A l'échelle mondiale, l'élevage émettrait plus de gaz à effet de serre que le secteur des transports. C'est pour combattre des idées reçues telles que celle-ci, en convoquant la science, que le CIV Viande, sciences et société se pose en médiateur scientifique entre les filières des viandes (ruminants essentiellement) et la société. En ce qui concerne les gaz à effet de serre, des éclaircissements s'imposent, a estimé le CIV lors d'une conférerence de presse mercredi.
« Dans un rapport de 2013, la FAO imputait 14,5 % des émissions mondiales de gaz à effet de serre à l'élevage et ses filières. Son mode de calcul inclut les émissions indirectes dues à la fabrication des aliments animaux et des intrants pour les surfaces, mais aussi tout l'aval de la filière, jusqu'à l'emballage et la distribution », a expliqué Thomas Turini, chargé de projet en environnement pour le CIV, qui a épluché la littérature scientifique internationale durant une année entière avant d'en livrer une synthèse et une analyse. « De son côté, le Giec a chiffré en 2014 le poids du secteur des transports à 14 % des émissions mondiales. Mais le Giec a une approche sectorielle : il ne calcule que les émissions liées à l'utilisation des transports, pas celles liées à la fabrication des véhicules par exemple... »
Un raccourci simpliste
Nous voilà donc face à un raccourci simpliste, comparant deux chiffres issus de deux évaluations différentes, ne s'attachant pas aux mêmes impacts ! Selon Thomas Turini, il serait donc plus juste de dire : « La fourniture de lait, viande et œufs à la population mondiale émet plus que la seule utilisation des transports. » Et encore : vu les marges d'incertitudes, entre 14 et 14,5 %, on ne peut considérer l'écart comme significatif.
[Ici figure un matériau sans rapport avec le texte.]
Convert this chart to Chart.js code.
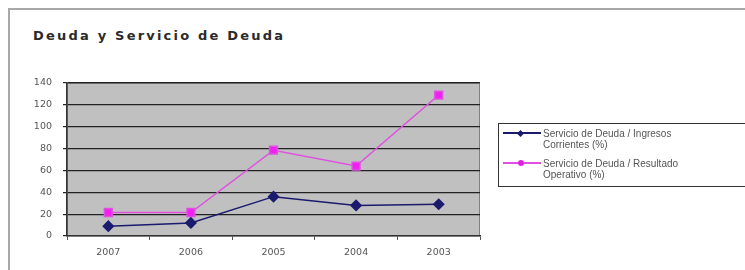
<!DOCTYPE html>
<html>
<head>
<meta charset="utf-8">
<script src="https://cdn.jsdelivr.net/npm/chart.js@4.4.0/dist/chart.umd.min.js"></script>
<style>
  html, body { margin: 0; padding: 0; background: #fff; }
  #wrap { position: relative; width: 745px; height: 270px; overflow: hidden; }
  #frame { position: absolute; left: 8px; top: 8px; width: 760px; height: 300px;
           border-left: 2px solid #a8a8a8; border-top: 2px solid #a8a8a8; }
  #title { position: absolute; left: 33px; top: 28px; font-family: "DejaVu Sans", sans-serif;
           font-size: 13px; font-weight: bold; letter-spacing: 2.2px; color: #2a2a2a; }
  #chart { position: absolute; left: 0; top: 0; }
  #legend { position: absolute; left: 498px; top: 123px; width: 250px; height: 62px;
            border: 1px solid #333; font-family: "Liberation Sans", Arial, sans-serif;
            font-size: 10px; color: #555; line-height: 11px; }
  .item { position: absolute; left: 44px; }
  .sample { position: absolute; left: -40px; top: 4px; width: 38px; height: 2px; }
  .dot { position: absolute; left: 15px; top: -2px; width: 6px; height: 6px; }
</style>
</head>
<body>
<div id="wrap">
  <div id="frame"></div>
  <div id="title">Deuda y Servicio de Deuda</div>
  <canvas id="chart" width="745" height="270"></canvas>
  <div id="legend">
    <div class="item" style="top:4px">
      <div class="sample" style="background:#1a1a6e"><div class="dot" style="background:#1a1a6e;transform:rotate(45deg);width:5px;height:5px;top:-1.5px"></div></div>
      Servicio de Deuda / Ingresos<br>Corrientes (%)
    </div>
    <div class="item" style="top:34px">
      <div class="sample" style="background:#e050e0"><div class="dot" style="background:#e020e0;border-radius:3px"></div></div>
      Servicio de Deuda / Resultado<br>Operativo (%)
    </div>
  </div>
</div>
<script>
const years = ['2007', '2006', '2005', '2004', '2003'];
const servicioIngresos = [9, 12, 36, 28, 29];
const servicioResultado = [21.5, 21.5, 78.5, 64, 129];

const plotBackground = {
  id: 'plotBackground',
  beforeDraw(chart) {
    const { ctx, chartArea: a } = chart;
    ctx.save();
    ctx.fillStyle = '#c0c0c0';
    ctx.fillRect(a.left, a.top, a.right - a.left, a.bottom - a.top);
    ctx.strokeStyle = '#808080';
    ctx.lineWidth = 1;
    ctx.strokeRect(a.left + 0.5, a.top + 0.5, a.right - a.left - 1, a.bottom - a.top - 1);
    ctx.restore();
  }
};

new Chart(document.getElementById('chart').getContext('2d'), {
  type: 'line',
  data: {
    labels: years,
    datasets: [
      {
        label: 'Servicio de Deuda / Ingresos Corrientes (%)',
        data: servicioIngresos,
        borderColor: '#1a1a6e',
        backgroundColor: '#1a1a6e',
        borderWidth: 1.5,
        pointStyle: 'rectRot',
        pointRadius: 5,
        tension: 0
      },
      {
        label: 'Servicio de Deuda / Resultado Operativo (%)',
        data: servicioResultado,
        borderColor: '#e050e0',
        backgroundColor: '#f020f0',
        borderWidth: 1.5,
        pointStyle: 'rect',
        pointRadius: 5.5,
        tension: 0
      }
    ]
  },
  options: {
    responsive: false,
    animation: false,
    layout: { padding: { left: 30, right: 265, top: 83, bottom: 13 } },
    plugins: {
      legend: { display: false },
      title: { display: false },
      tooltip: { enabled: false }
    },
    scales: {
      x: {
        offset: true,
        afterFit(scale) { scale.height = 21; },
        grid: { offset: true, drawOnChartArea: false, drawTicks: true, tickLength: 4, color: '#555' },
        border: { color: '#333', width: 1.5 },
        ticks: { color: '#555', padding: 7, font: { family: 'DejaVu Sans', size: 9.5 } }
      },
      y: {
        min: 0,
        max: 140,
        afterFit(scale) { scale.width = 37; },
        ticks: { stepSize: 20, color: '#555', padding: 11, font: { family: 'DejaVu Sans', size: 9.5 } },
        grid: { color: '#222', lineWidth: 1.2, tickLength: 4 },
        border: { color: '#333', width: 1.5 }
      }
    }
  },
  plugins: [plotBackground]
});
</script>
</body>
</html>
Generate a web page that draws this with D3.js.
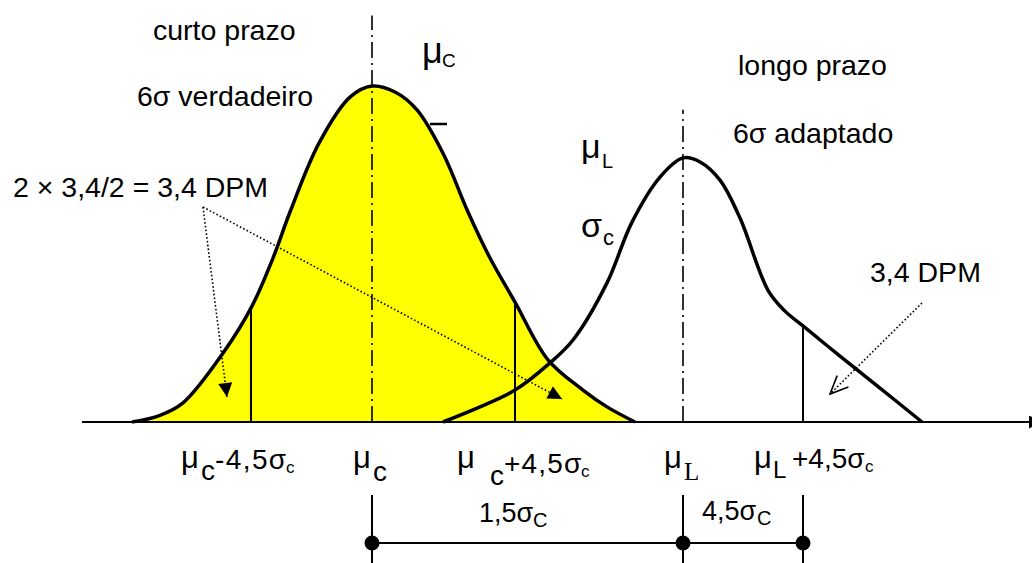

Si l'on décide de ne s'intéresser qu'à l'étape de production (en excluant l'amont et l'aval), l'agriculture ne contribue plus qu'à hauteur de 11 % des émissions mondiales de GES, dont les deux tiers issus de l'élevage (soit 7 % des émissions mondiales). En considérant que les émissions liées au pâtrurage et à l'épandage sont liées aux sols cultivés, et donc en les affectant au sous-secteur des cultures, la part de l'élevage tombe même à 5 % des émissions mondiales...
Le CIV ne nie pour autant pas l'impact de l'élevage sur le climat, notamment parce qu'il émet 29 % du méthane d'origine anthropique et un quart du N2O, qui ont un pouvoir réchauffant largement supérieur au CO2. Mais il ne faut pas négliger l'absoprtion de CO2 par les prairies : « avec 2,8 teq-CO2/ha/an stocké dans les prairies, celles-ci compensent entre 28 et 37 % des émissions nationales dues à l'élevage », souligne Thomas Turini. Selon le scpécialiste de l'Inra, Jean-François Soussana, la neutralité en carbone serait atteinte (autant d'équivalent carbone stocké par les prairies que d'équivalent carbone émis par les ruminants) avec un chargement à 1,2 UGB/ha. Attention toutefois au déstockage, qui se produit notamment lors du retournement des prairies : « Le déstockage va deux fois plus vite que le stockage de carbone », alerte Thomas Turini.